Scorpion Tattoo Meaning
Defense, danger, survival, and venom kept for those who strike first.
The scorpion is small, ancient, and armed with a sting out of all proportion to its size — and it has crawled the earth, almost unchanged, for over four hundred million years. Cultures met it with a fear that became respect: the creature whose deadly defense made it a guardian as readily as a threat, set to watch over the dead and the gates of the cosmos, fixed among the stars, and made the byword for a danger that is simply, unchangeably, in a thing's nature. The scorpion is proof that size does not determine power — and that what protects and what kills can be the same tail.
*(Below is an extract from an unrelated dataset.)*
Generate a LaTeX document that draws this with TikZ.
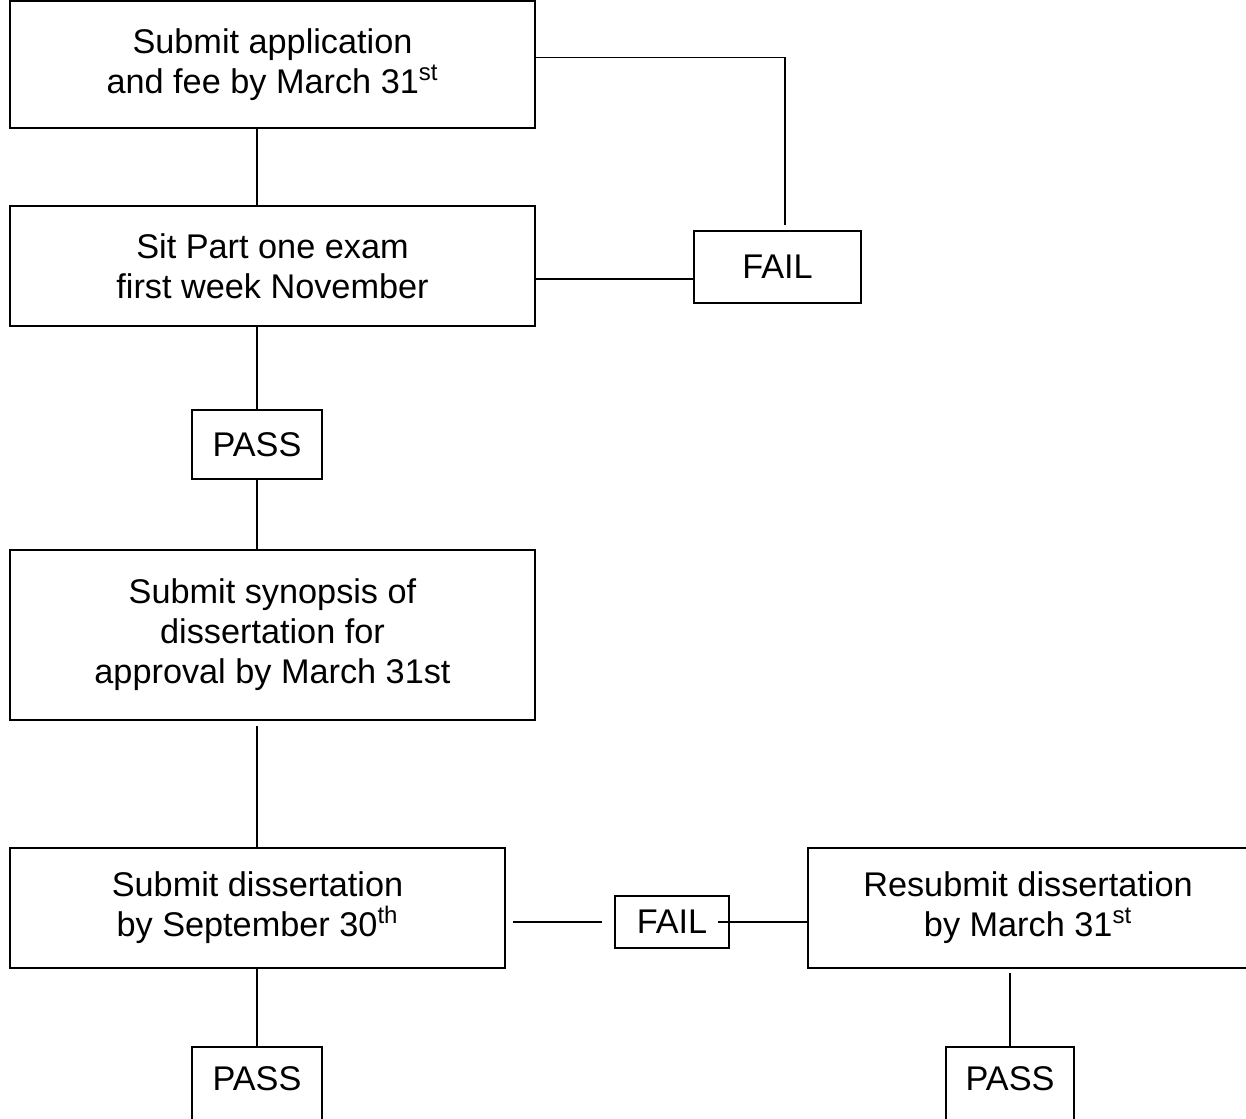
\documentclass[tikz,border=0pt]{standalone}
\usepackage{fontspec}
\setmainfont{Liberation Sans}
\tikzset{
  stagebox/.style={draw, line width=1.3pt, align=center, inner sep=2pt,
    font=\fontsize{19.5}{22.7}\selectfont},
  resultbox/.style={stagebox, minimum height=1.38cm},
  link/.style={line width=0.8pt}
}
\begin{document}
\begin{tikzpicture}[x=0.02cm, y=-0.02cm]
\path[clip, use as bounding box] (0,0) rectangle (1246,1118);
% stages
\node[stagebox, minimum width=10.5cm, minimum height=2.54cm] (app) at (272.5,64.5) {Submit application\\and fee by March 31\textsuperscript{st}};
\node[stagebox, minimum width=10.5cm, minimum height=2.4cm] (sit) at (272.5,266) {Sit Part one exam\\first week November};
\node[stagebox, minimum width=10.5cm, minimum height=3.4cm] (synop) at (272.5,635) {Submit synopsis of\\dissertation for\\approval by March 31st};
\node[stagebox, minimum width=9.9cm, minimum height=2.4cm] (diss) at (257.5,908) {Submit dissertation\\by September 30\textsuperscript{th}};
\node[stagebox, minimum width=8.8cm, minimum height=2.4cm] (resub) at (1028,908) {Resubmit dissertation\\by March 31\textsuperscript{st}};
% results
\node[resultbox, minimum width=3.34cm, minimum height=1.44cm] (fail1) at (777.5,267) {FAIL};
\node[resultbox, minimum width=2.6cm] (pass1) at (257,444.5) {PASS};
\node[resultbox, minimum width=2.28cm, minimum height=1.04cm] (fail2) at (672,922) {FAIL};
\node[resultbox, minimum width=2.6cm, anchor=north, text height=0.8cm, text depth=0.6cm] (pass2) at (257,1046) {PASS};
\node[resultbox, minimum width=2.56cm, anchor=north, text height=0.8cm, text depth=0.6cm] (pass3) at (1010,1046) {PASS};
% connectors
\draw[link] (app.south -| pass1.north) -- (sit.north -| pass1.north);
\draw[link] ([yshift=0.14cm]app.east) -| ([xshift=0.15cm,yshift=0.1cm]fail1.north);
\draw[link] ([yshift=-0.24cm]fail1.west -| sit.east) -- ([yshift=-0.24cm]fail1.west);
\draw[link] (sit.south -| pass1.north) -- (pass1.north);
\draw[link] (pass1.south) -- (synop.north -| pass1.south);
\draw[link] ([yshift=-0.1cm]synop.south -| pass1.south) -- (diss.north -| pass1.south);
\draw[link, shorten <=0.14cm, shorten >=0.24cm] (fail2.west -| diss.east) -- (fail2.west);
\draw[link, shorten <=-0.24cm] (fail2.east) -- (fail2.east -| resub.west);
\draw[link] (diss.south -| pass2.north) -- (pass2.north);
\draw[link, shorten <=0.08cm] (resub.south -| pass3.north) -- (pass3.north);
\end{tikzpicture}
\end{document}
In Egypt the scorpion's deadly power was turned to protection. Serqet (Selket), the scorpion goddess, depicted as a woman crowned with a scorpion, was a guardian — of the pharaoh's throne and especially of the dead. She was one of the four goddesses who watched over the canopic jars holding the organs of the mummified, standing eternal guard so that the deceased could safely make the journey into the afterlife. Her sting could kill, and so it could also defend; her venom was invoked in healing magic against poison.
There is also the tender story of the seven scorpions that guarded the goddess Isis as she fled with the infant Horus, hiding from her enemies — the deadly creatures marshaled as her protectors. The Egyptian scorpion is lethal power enlisted as a shield: the sting that kills, set instead to stand watch over the most vulnerable — the helpless dead on their dangerous passage, the hunted mother and her child. To wear Serqet's scorpion was to be guarded by the very thing most feared.
Scorpions have survived virtually unchanged for 430 million years — they are older than dinosaurs, trees, and most life on land. They glow under ultraviolet light for reasons science still doesn't fully understand. In many cultures, the scorpion represents a warning: I am small but I am not defenseless. The parable of the scorpion and the frog ('it's my nature') speaks to the unchangeable core of identity. In tattoo symbolism, the scorpion represents the lethal defense hidden within a small frame — power concentrated and reserved for genuine threats.